Evgeny Zasorin von Othis „Dem Private-Banking-Sektor in Europa mangelt es an Raffinesse“

Evgeny Zasorin

Evgeny Zasorin ist Mitgründer von Othis: „Die Personalisierung im heutigen Private Banking ist vor allem ein Marketing-Schlagwort.“ Foto: Othis

private banking magazin: Am Private-Banking-Markt gibt es schon diverse Anbieter für Softwarelösungen. Warum haben Sie Othis gegründet?

Evgeny Zasorin: Derzeit finden massive Verschiebungen statt, welche in der Finanzbranche ausgezeichnete Möglichkeiten für neue Lösungen bieten. In den technologiebezogenen Sektoren wird mehr Geld verdient und in Europa findet ein Vermögenstransfer von 3,5 Billionen US-Dollar statt, dies verändert auch den Typus des Private-Banking-Kunden. Die „Next Generation“ dieser Kunden ist global vernetzt, risikobereit und komplett digital. Während die Auswirkungen auf die Branche aktuell noch nicht für alle unmittelbar spürbar sind, werden wir bereits in den nächsten fünf Jahren eine massive Verschiebung der Kundenerwartungen erleben. 

Wie sehen diese Verschiebungen aus? 

Zasorin: Die meisten Innovationen beschränkten sich bisher auf den Privatkundenbereich. Dort revolutionierten Fintech-Unternehmen die Branche mit einfachen und benutzerfreundlichen Apps, die teils komplexen und schwerfälligen Handelsplattformen ersetzten. Dazu mit Gebühren, die nur einen Bruchteil des vorherigen Niveaus ausmachten. Bei der wohlhabenden und HNWI-Kundschaft hat ebenfalls eine starke Demokratisierung stattgefunden, verschiedene Investitionsplattformen bieten hier direkten Zugang zu alternativen Investments und auch das „Fund-of-Fund“ Modell erlebt eine Renaissance.

„Viele Anleger haben Probleme mit dem wichtigsten Element des Investierens, nämlich dem eigenen Portfoliomanagement“

Die Innovation in der Branche beschränkt sich jedoch weitgehend auf das Handeln mit Vermögenswerten. Viele Anleger haben aber weiterhin Probleme mit dem wichtigsten Element des Investierens, nämlich dem eigenen Portfoliomanagement.

Und hier will Othis ansetzen? 

Zasorin: Die Personalisierung im heutigen Private Banking ist vor allem ein Marketing-Schlagwort.
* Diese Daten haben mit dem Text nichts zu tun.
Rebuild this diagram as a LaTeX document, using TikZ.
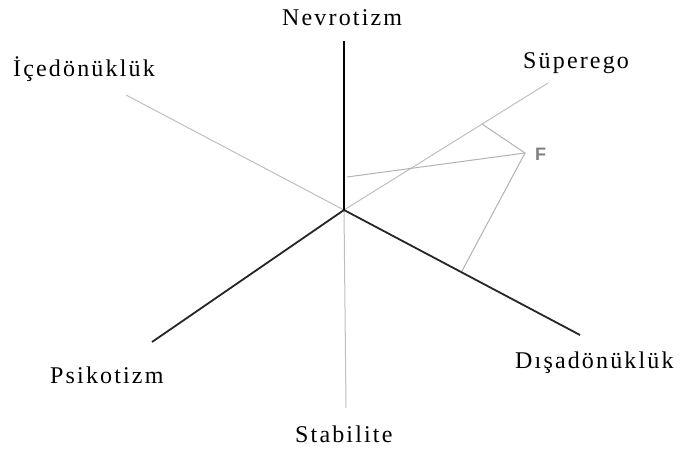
\documentclass[tikz,border=0pt]{standalone}
\usepackage{fontspec}
\setmainfont{Liberation Serif}[LetterSpace=9]
\newfontfamily\flabel{Liberation Sans}
\begin{document}
\begin{tikzpicture}[x=1pt,y=-1pt,
  axisdark/.style={line width=1.8pt,draw=black!85},
  axisblack/.style={line width=1.8pt,draw=black},
  axislight/.style={line width=1pt,draw=black!25},
  projline/.style={line width=1pt,draw=black!30},
  lbl/.style={anchor=base west,inner sep=0pt,font=\fontsize{24}{28}\selectfont,text=black}]
\useasboundingbox (0,0) rectangle (684,450);
\coordinate (C) at (344,210);
\coordinate (Nend) at (344,41);
\coordinate (Send) at (346,408);
\coordinate (Iend) at (126,95);
\coordinate (SPend) at (548,83);
\coordinate (Pend) at (152,342);
\coordinate (Dend) at (580,335);
\coordinate (F) at (525,153);
\coordinate (Fsp) at (482,124);
\coordinate (Fn) at (347,177);
\coordinate (Fd) at (462,271);
% light axes
\draw[axislight] (C) -- (Iend);
\draw[axislight] (C) -- (SPend);
\draw[axislight] (C) -- (Send);
% projections of F
\draw[projline] (Fsp) -- (F) -- (Fd);
\draw[projline] (F) -- (Fn);
% dark axes
\draw[axisdark] (C) -- (Pend);
\draw[axisdark] (C) -- (Dend);
\draw[axisblack] (C) -- (Nend);
% labels
\node[lbl] (nev) at (282,25) {Nevrotizm};
\node[lbl] (ice) at (13,76) {İçedönüklük};
\node[lbl] (sup) at (523,68) {Süperego};
\node[lbl] (dis) at (515,368) {Dışadönüklük};
\node[lbl] (psi) at (50,383) {Psikotizm};
\node[lbl] (sta) at (295,442) {Stabilite};
\node[anchor=base west,inner sep=0pt,font=\flabel\bfseries\fontsize{18}{20}\selectfont,text=black!50] (flab) at (535,160) {F};
\end{tikzpicture}
\end{document}
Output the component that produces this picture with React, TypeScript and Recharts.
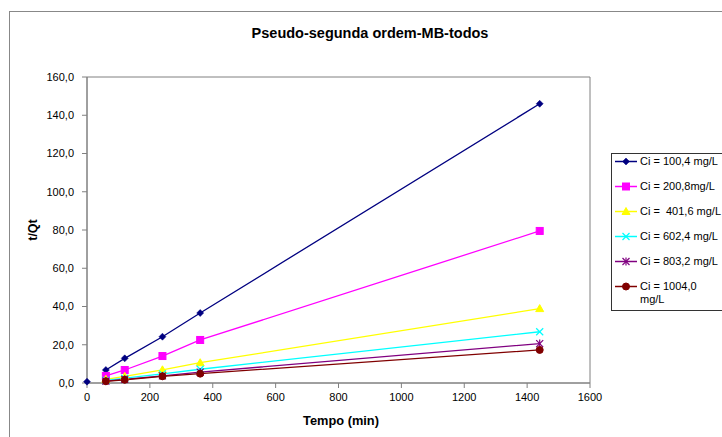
import React from 'react';
import { ComposedChart, Line, XAxis, YAxis, Legend, ReferenceArea, Customized } from 'recharts';

const times = [60, 120, 240, 360, 1440];
const ci100 = [6.8, 12.9, 24.2, 36.6, 146.0];
const ci200 = [3.7, 6.8, 14.1, 22.5, 79.5];
const ci401 = [1.9, 3.5, 6.9, 10.6, 38.9];
const ci602 = [1.3, 2.5, 4.8, 7.2, 26.8];
const ci803 = [1.0, 1.9, 3.7, 5.7, 20.6];
const ci1004 = [0.9, 1.7, 3.5, 4.9, 17.3];
const originTime = 0;
const originValue = 0.7;

const seriesNames = [
  'Ci = 100,4 mg/L',
  'Ci = 200,8mg/L',
  'Ci =  401,6 mg/L',
  'Ci = 602,4 mg/L',
  'Ci = 803,2 mg/L',
  'Ci = 1004,0 mg/L',
];
const seriesColors = ['#000080', '#FF00FF', '#FFFF00', '#00FFFF', '#800080', '#800000'];
const seriesShapes = ['diamond', 'square', 'triangle', 'x', 'star', 'circle'];
const seriesValues = [ci100, ci200, ci401, ci602, ci803, ci1004];

const xTicks = [0, 200, 400, 600, 800, 1000, 1200, 1400, 1600];
const yTicks = [0, 20, 40, 60, 80, 100, 120, 140, 160];

const data: any[] = [{ t: originTime, b0: originValue }].concat(
  times.map((t, i) => {
    const row: any = { t };
    seriesValues.forEach((vals, k) => {
      row['s' + k] = vals[i];
    });
    return row;
  })
);

const FONT = "Arial, 'Liberation Sans', sans-serif";

function Marker({ shape, color, cx, cy }: { shape: string; color: string; cx: number; cy: number }) {
  if (cx == null || cy == null || isNaN(cx) || isNaN(cy)) return null;
  switch (shape) {
    case 'diamond':
      return <polygon points={`${cx},${cy - 3.5} ${cx + 3.5},${cy} ${cx},${cy + 3.5} ${cx - 3.5},${cy}`} fill={color} stroke={color} strokeWidth={0.5} />;
    case 'square':
      return <rect x={cx - 3.5} y={cy - 3.5} width={7} height={7} fill={color} stroke={color} />;
    case 'triangle':
      return <polygon points={`${cx},${cy - 4} ${cx + 4},${cy + 3} ${cx - 4},${cy + 3}`} fill={color} stroke={color} />;
    case 'x':
      return (
        <g stroke={color} strokeWidth={1.2}>
          <line x1={cx - 3.5} y1={cy - 3.5} x2={cx + 3.5} y2={cy + 3.5} />
          <line x1={cx - 3.5} y1={cy + 3.5} x2={cx + 3.5} y2={cy - 3.5} />
        </g>
      );
    case 'star':
      return (
        <g stroke={color} strokeWidth={1.2}>
          <line x1={cx - 3.5} y1={cy - 3.5} x2={cx + 3.5} y2={cy + 3.5} />
          <line x1={cx - 3.5} y1={cy + 3.5} x2={cx + 3.5} y2={cy - 3.5} />
          <line x1={cx} y1={cy - 4} x2={cx} y2={cy + 4} />
        </g>
      );
    default:
      return <circle cx={cx} cy={cy} r={3.5} fill={color} stroke={color} />;
  }
}

const makeDot = (shape: string, color: string) => (props: any) => (
  <Marker key={props.key ?? `${shape}-${props.index}`} shape={shape} color={color} cx={props.cx} cy={props.cy} />
);

function LegendBox() {
  return (
    <div
      style={{
        border: '1px solid #333',
        background: '#fff',
        width: 140,
        paddingTop: 1,
        paddingBottom: 4,
        fontFamily: FONT,
        fontSize: 11,
        color: '#000',
      }}
    >
      {seriesNames.map((name, i) => (
        <div key={name} style={{ display: 'flex', alignItems: 'flex-start', height: i === seriesNames.length - 1 ? 26 : 25 }}>
          <svg width={25} height={13} style={{ flex: 'none', marginLeft: 3 }}>
            <line x1={0} y1={6.5} x2={22} y2={6.5} stroke={seriesColors[i]} strokeWidth={1.5} />
            <Marker shape={seriesShapes[i]} color={seriesColors[i]} cx={11} cy={6.5} />
          </svg>
          <span style={{ lineHeight: '13px', width: 82, whiteSpace: 'pre-wrap' }}>{name}</span>
        </div>
      ))}
    </div>
  );
}

const Texts = () => (
  <g fontFamily={FONT} fontWeight="bold" fill="#000">
    <text x={362} y={25} textAnchor="middle" dominantBaseline="central" fontSize={14.5}>
      Pseudo-segunda ordem-MB-todos
    </text>
    <text x={333} y={412} textAnchor="middle" dominantBaseline="central" fontSize={12.8}>
      Tempo (min)
    </text>
    <text x={25} y={222} textAnchor="middle" dominantBaseline="central" fontSize={12.5} transform="rotate(-90 25 222)">
      t/Qt
    </text>
  </g>
);

export default function App() {
  return (
    <div style={{ position: 'fixed', left: 8, top: 8, width: 714, height: 429, overflow: 'hidden', background: '#fff' }}>
      <div
        style={{
          position: 'absolute',
          left: 1,
          top: 3,
          width: 800,
          height: 500,
          border: '1px solid #888',
          boxSizing: 'border-box',
          pointerEvents: 'none',
        }}
      />
      <ComposedChart
        width={714}
        height={429}
        data={data}
        margin={{ top: 69, right: 132, bottom: 4, left: 19 }}
        style={{ position: 'absolute', left: 0, top: 0 }}
      >
        <ReferenceArea x1={0} x2={1600} y1={0} y2={160} fill="none" stroke="#808080" strokeWidth={1} ifOverflow="visible" />
        <XAxis
          type="number"
          dataKey="t"
          domain={[0, 1600]}
          ticks={xTicks}
          height={50}
          tickSize={5}
          tickMargin={5}
          stroke="#808080"
          tick={{ fill: '#000', fontSize: 11, fontFamily: FONT }}
          interval={0}
        />
        <YAxis
          type="number"
          domain={[0, 160]}
          ticks={yTicks}
          width={60}
          tickSize={5}
          tickMargin={8}
          stroke="#808080"
          tick={{ fill: '#000', fontSize: 11, fontFamily: FONT }}
          tickFormatter={(v: number) => v.toFixed(1).replace('.', ',')}
          interval={0}
        />
        <Line
          dataKey="b0"
          stroke="none"
          legendType="none"
          isAnimationActive={false}
          dot={makeDot('diamond', seriesColors[0])}
          activeDot={false}
        />
        {seriesNames.map((name, k) => (
          <Line
            key={name}
            name={name}
            dataKey={'s' + k}
            stroke={seriesColors[k]}
            strokeWidth={1.3}
            isAnimationActive={false}
            dot={makeDot(seriesShapes[k], seriesColors[k])}
            activeDot={false}
          />
        ))}
        <Legend
          layout="vertical"
          align="center"
          verticalAlign="middle"
          wrapperStyle={{ left: 603, top: 145, width: 145 }}
          content={() => <LegendBox />}
        />
        <Customized component={Texts} />
      </ComposedChart>
    </div>
  );
}
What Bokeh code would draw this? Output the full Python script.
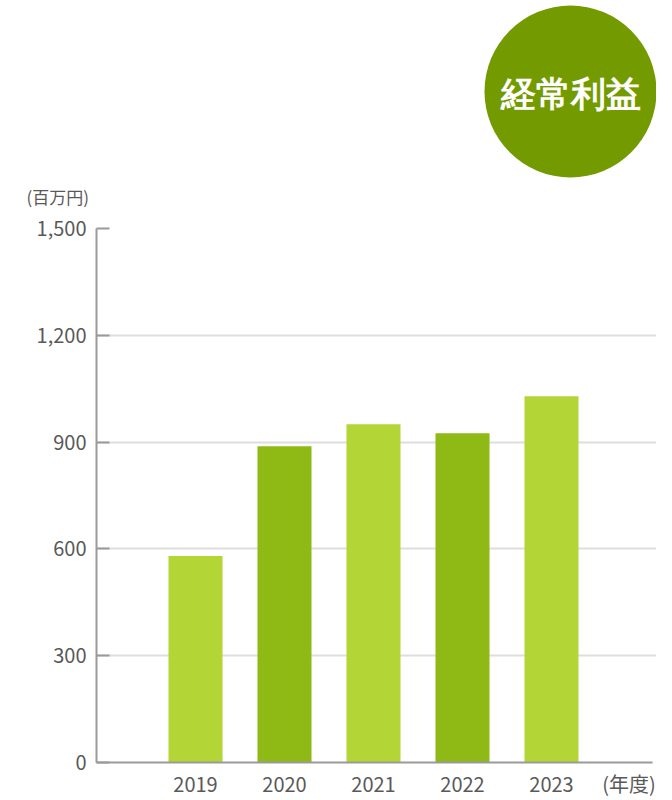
from bokeh.plotting import figure
from bokeh.layouts import column
from bokeh.models import Range1d, FixedTicker, NumeralTickFormatter
from bokeh.embed import file_html
from bokeh.resources import INLINE

# ---- data ----
years = [2019, 2020, 2021, 2022, 2023]
values = [580, 888, 950, 925, 1029]
bar_colors = ["#b3d535", "#8fb914", "#b3d535", "#8fb914", "#b3d535"]
y_ticks = [0, 300, 600, 900, 1200, 1500]
grid_ticks = [300, 600, 900, 1200]
title_text = "経常利益"
unit_text = "(百万円)"
year_unit_text = "(年度)"
year_unit_pos = 2023.87

FONT = "Noto Sans CJK JP"
TEXT_COLOR = "#595959"
AXIS_COLOR = "#9a9a9a"

# ---- top badge figure (x in pixel-like units, aligned with main frame) ----
top = figure(width=656, height=210, output_backend="svg", toolbar_location=None,
             x_range=Range1d(96, 656), y_range=Range1d(0, 180),
             min_border_left=96, min_border_right=0,
             min_border_top=0, min_border_bottom=30,
             outline_line_color=None,
             title=unit_text, title_location="below")
top.axis.visible = False
top.grid.visible = False
top.title.text_font = FONT
top.title.text_font_size = "17px"
top.title.text_font_style = "normal"
top.title.text_color = TEXT_COLOR
top.title.align = "left"
top.title.offset = -70
top.title.standoff = 2
top.circle(x=[570], y=[89], radius=86, fill_color="#739b00", line_color=None)
top.text(x=[570], y=[86], text=[title_text], text_color="white",
         text_font=FONT, text_font_size="35px", text_font_style="bold",
         text_align="center", text_baseline="middle")

# ---- main chart ----
p = figure(width=656, height=590, output_backend="svg", toolbar_location=None,
           x_range=Range1d(2019 - 99 / 89, 2023 + 105 / 89),
           y_range=Range1d(0, 1500),
           min_border_left=96, min_border_right=0,
           min_border_top=18, min_border_bottom=37,
           outline_line_color=None)

p.vbar(x=years, top=values, width=0.607, fill_color=bar_colors, line_color=None)

p.xgrid.visible = False
p.ygrid.ticker = FixedTicker(ticks=grid_ticks)
p.ygrid.grid_line_color = "#dedede"
p.ygrid.grid_line_width = 2

p.yaxis.ticker = FixedTicker(ticks=y_ticks)
p.yaxis.formatter = NumeralTickFormatter(format="0,0")
p.yaxis.axis_line_color = AXIS_COLOR
p.yaxis.axis_line_width = 2
p.yaxis.major_tick_line_color = AXIS_COLOR
p.yaxis.major_tick_line_width = 2
p.yaxis.major_tick_in = 13
p.yaxis.major_tick_out = 0
p.yaxis.minor_tick_line_color = None
p.yaxis.major_label_standoff = 10
p.yaxis.major_label_text_font = FONT
p.yaxis.major_label_text_font_size = "20px"
p.yaxis.major_label_text_color = TEXT_COLOR

p.xaxis.ticker = FixedTicker(ticks=years + [year_unit_pos])
p.xaxis.formatter = NumeralTickFormatter(format="0")
p.xaxis.major_label_overrides = {year_unit_pos: year_unit_text}
p.xaxis.bounds = (2019 - 99 / 89, 2023 + 101 / 89)
p.xaxis.axis_line_color = AXIS_COLOR
p.xaxis.axis_line_width = 2
p.xaxis.major_tick_line_color = None
p.xaxis.major_tick_in = 0
p.xaxis.major_tick_out = 0
p.xaxis.minor_tick_line_color = None
p.xaxis.major_label_standoff = 6
p.xaxis.major_label_text_font = FONT
p.xaxis.major_label_text_font_size = "20px"
p.xaxis.major_label_text_color = TEXT_COLOR

layout = column(top, p, spacing=0)
open("out.html", "w").write(file_html(layout, INLINE))
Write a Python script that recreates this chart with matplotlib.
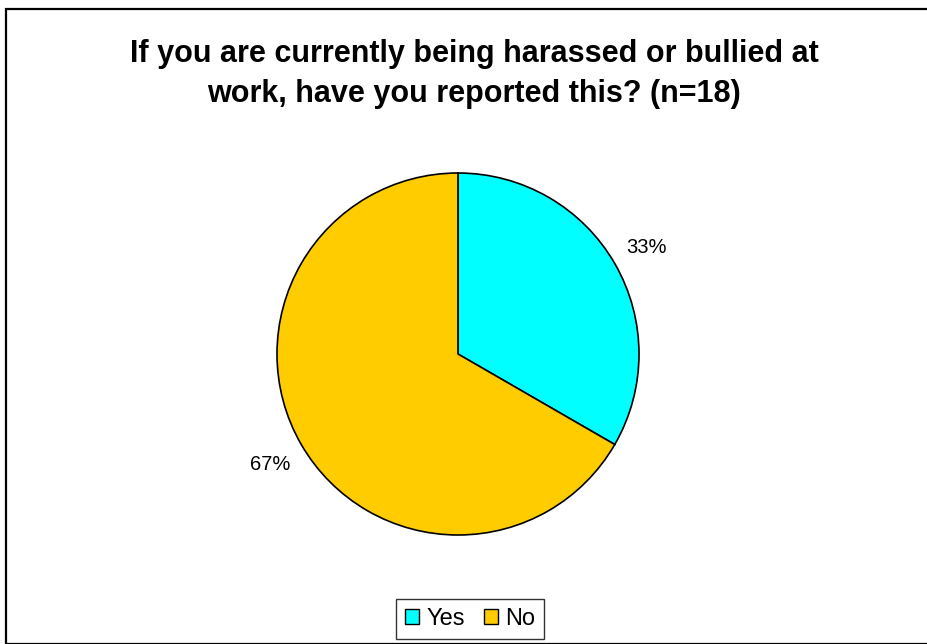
import matplotlib
matplotlib.use("Agg")
import matplotlib.pyplot as plt
from matplotlib.patches import Rectangle, Patch
import numpy as np

plt.rcParams['font.family'] = ['Liberation Sans', 'DejaVu Sans']

categories = ["Yes", "No"]
counts = [6, 12]
colors = ["#00FFFF", "#FFCC00"]
pct_labels = ["33%", "67%"]

fig = plt.figure(figsize=(9.28, 6.44), dpi=100)

# outer chart frame
fig.patches.append(Rectangle((6 / 928, 0), 1.0, 1 - 9 / 644, transform=fig.transFigure,
                             fill=False, edgecolor="black", linewidth=1.6))

fig.text(474 / 928, 1 - 62 / 644, "If you are currently being harassed or bullied at",
         ha="center", va="baseline", fontsize=22, fontweight="bold")
fig.text(474 / 928, 1 - 102 / 644, "work, have you reported this? (n=18)",
         ha="center", va="baseline", fontsize=22, fontweight="bold")

r = 181
ax = fig.add_axes([(458 - r) / 928, (644 - 354 - r) / 644, 2 * r / 928, 2 * r / 644])
wedges, _ = ax.pie(counts, colors=colors, startangle=90, counterclock=False,
                   wedgeprops=dict(edgecolor="black", linewidth=1.2))
ax.set_xlim(-1, 1)
ax.set_ylim(-1, 1)
ax.set_aspect("equal")

# percentage labels outside each slice
total = sum(counts)
angle = 90.0
for c, lab in zip(counts, pct_labels):
    span = 360.0 * c / total
    mid = np.deg2rad(angle - span / 2)
    angle -= span
    ax.text(1.2 * np.cos(mid), 1.2 * np.sin(mid) - 0.042, lab, ha="center", va="baseline",
            fontsize=14.5)

handles = [Patch(facecolor=col, edgecolor="black", linewidth=1.0) for col in colors]
leg = fig.legend(handles, categories, loc="center", bbox_to_anchor=(470 / 928, 1 - 619 / 644),
                 ncol=2, fontsize=17, frameon=True, fancybox=False, edgecolor="black",
                 handlelength=0.6, handleheight=0.6, handletextpad=0.3, columnspacing=0.8,
                 borderpad=0.4)
leg.get_frame().set_linewidth(1.0)

fig.savefig("out.png", dpi=100)
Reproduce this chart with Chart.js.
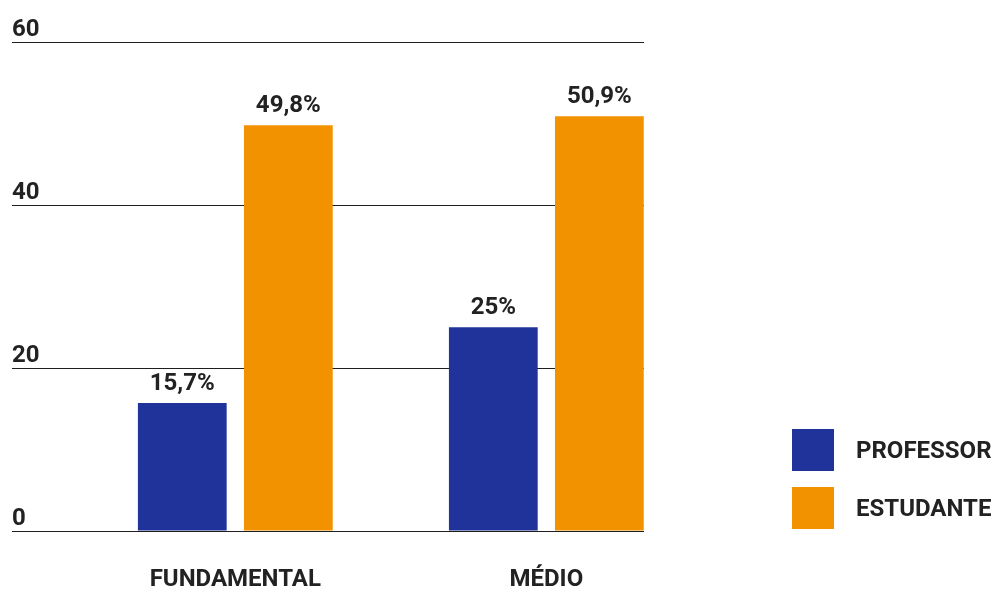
<!doctype html>
<html lang="pt-BR">
<head>
<meta charset="utf-8">
<title>Professor x Estudante</title>
<script src="https://cdn.jsdelivr.net/npm/chart.js"></script>
<style>
  html, body { margin: 0; padding: 0; background: #fff; }
  #wrap { position: relative; width: 997px; height: 592px; }
  #grafico { position: absolute; left: 0; top: 0; }
  #legenda { position: absolute; left: 792px; top: 429px; margin: 0; padding: 0; list-style: none;
             font: bold 24px Roboto, sans-serif; color: #222; }
  #legenda li { display: flex; align-items: center; height: 42px; margin-bottom: 16px; }
  #legenda .caixa { width: 42px; height: 42px; margin-right: 22px; }
</style>
</head>
<body>
<div id="wrap">
  <canvas id="grafico" width="997" height="592"></canvas>
  <ul id="legenda"></ul>
</div>
<script>
const categorias = ['FUNDAMENTAL', 'MÉDIO'];
const series = ['PROFESSOR', 'ESTUDANTE'];
const professor = [15.7, 25];
const estudante = [49.8, 50.9];
const ticksY = [0, 20, 40, 60];
const cores = ['#20339a', '#f39200'];

const fonte = { family: 'Roboto', size: 24, weight: 'bold' };
const corTexto = '#222';

// 15.7 -> "15,7%"
function formata(v) {
  return String(v).replace('.', ',') + '%';
}

// valores acima de cada barra
const rotulos = {
  id: 'rotulos',
  afterDatasetsDraw(chart) {
    const ctx = chart.ctx;
    ctx.save();
    ctx.font = 'bold 24px Roboto';
    ctx.fillStyle = corTexto;
    ctx.textAlign = 'center';
    ctx.textBaseline = 'alphabetic';
    chart.data.datasets.forEach((ds, i) => {
      chart.getDatasetMeta(i).data.forEach((barra, j) => {
        ctx.fillText(formata(ds.data[j].y), barra.x, barra.y - 13);
      });
    });
    ctx.restore();
  }
};

const valores = [professor, estudante];

const chart = new Chart(document.getElementById('grafico'), {
  type: 'bar',
  data: {
    datasets: series.map((nome, i) => ({
      label: nome,
      data: valores[i].map((v, j) => ({ x: j, y: v })),
      backgroundColor: cores[i],
      borderWidth: 0,
      categoryPercentage: 0.682,
      barPercentage: 0.837
    }))
  },
  options: {
    responsive: false,
    animation: false,
    // o eixo x tem padding dobrado pelo Chart.js, por isso o bottom negativo
    layout: { padding: { left: 12, right: 353, top: 42, bottom: -37 } },
    plugins: {
      legend: { display: false },
      tooltip: { enabled: false }
    },
    scales: {
      x: {
        type: 'linear',
        offset: false,
        bounds: 'data',
        min: -0.718,
        max: 1.314,
        afterBuildTicks: s => { s.ticks = categorias.map((c, i) => ({ value: i })); },
        grid: { display: false, drawTicks: false },
        border: { display: false },
        ticks: {
          padding: 37,
          color: corTexto,
          font: { ...fonte, lineHeight: 1 },
          maxRotation: 0,
          autoSkip: false,
          callback: v => categorias[v]
        }
      },
      y: {
        min: 0,
        max: 60,
        afterBuildTicks: s => { s.ticks = ticksY.map(v => ({ value: v })); },
        border: { display: false },
        grid: { color: '#1e1e1e', lineWidth: 1, drawTicks: false },
        ticks: {
          mirror: true,
          padding: 0,
          labelOffset: -12,
          color: corTexto,
          font: fonte
        }
      }
    }
  },
  plugins: [rotulos]
});

// legenda em HTML com as cores das séries
const legenda = document.getElementById('legenda');
chart.data.datasets.forEach(ds => {
  const li = document.createElement('li');
  const caixa = document.createElement('span');
  caixa.className = 'caixa';
  caixa.style.background = ds.backgroundColor;
  li.appendChild(caixa);
  li.appendChild(document.createTextNode(ds.label));
  legenda.appendChild(li);
});
</script>
</body>
</html>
Die meisten „maßgeschneiderten“ Portfolios sind Lösungen von der Stange in einer schicken Verpackung. Institutionelle Anleger verfügen über die gesamte Bandbreite an Werkzeugen, um mit allgemeinen Herausforderungen wie dem Klumpenrisiko umzugehen. Diesen Luxus haben Privatanleger oft nicht. Infolgedessen werden alle Vorteile einer vereinfachten Veranlagung durch fehlende systematischer Anlageentscheidungsprozesse und Portfolioüberwachung schnell zunichte gemacht.

Wir sind fest davon überzeugt, dass Technologie inzwischen so weit ist, dass sie für alle Kunden fein abgestimmte, hochgradig personalisierte Portfolios ermöglicht. Künstliche Intelligenz und maschinelles Lernen ermöglichen mittlerweile eine vermögensübergreifende Analyse, die sowohl Public- als auch Private-Markets umfasst – dies war bisher nicht möglich.

Bleibt die Eingangsfrage: Wie unterscheidet sich das Angebot von Othis vom Markt? Personalisierte Lösungen schreiben sich ja viele Unternehmen auf die Fahne...

Zasorin: Dem heutigen Private-Banking-Sektor in Europa mangelt es an der dringend benötigten Raffinesse, und daher ist es unser Ziel, die Fähigkeiten institutioneller Investoren auch für Private-Banking-Kunden verfügbar zu machen.

Im Mittelpunkt unserer Innovationen stehen ausgefeilte Portfolio- und Marktanalyse-Tools, die auf unserer eigenen quantitativen Forschung basieren. Unsere Tools sind robust und replizieren, was Investoren auf einem professionellen Trading Desk in einem quantitativen Hedgefonds sehen würden.

Mit diesen Tools wollen wir Investoren dabei helfen, häufige Herausforderungen bei Investitionen zu bewältigen, wie zum Beispiel Diversifikationsanalysen und Klumpenrisiken. Im Wesentlichen erklären wir, was die Renditen in den Portfolios der Kunden wirklich antreibt. Wir helfen dabei, Befangenheiten aufzudecken, die die Performance beeinträchtigen, und zeigen die Auswirkungen verschiedener Marktregime auf. Mit Othis können Kunden das Rätselraten bei Allokationsentscheidungen vermeiden.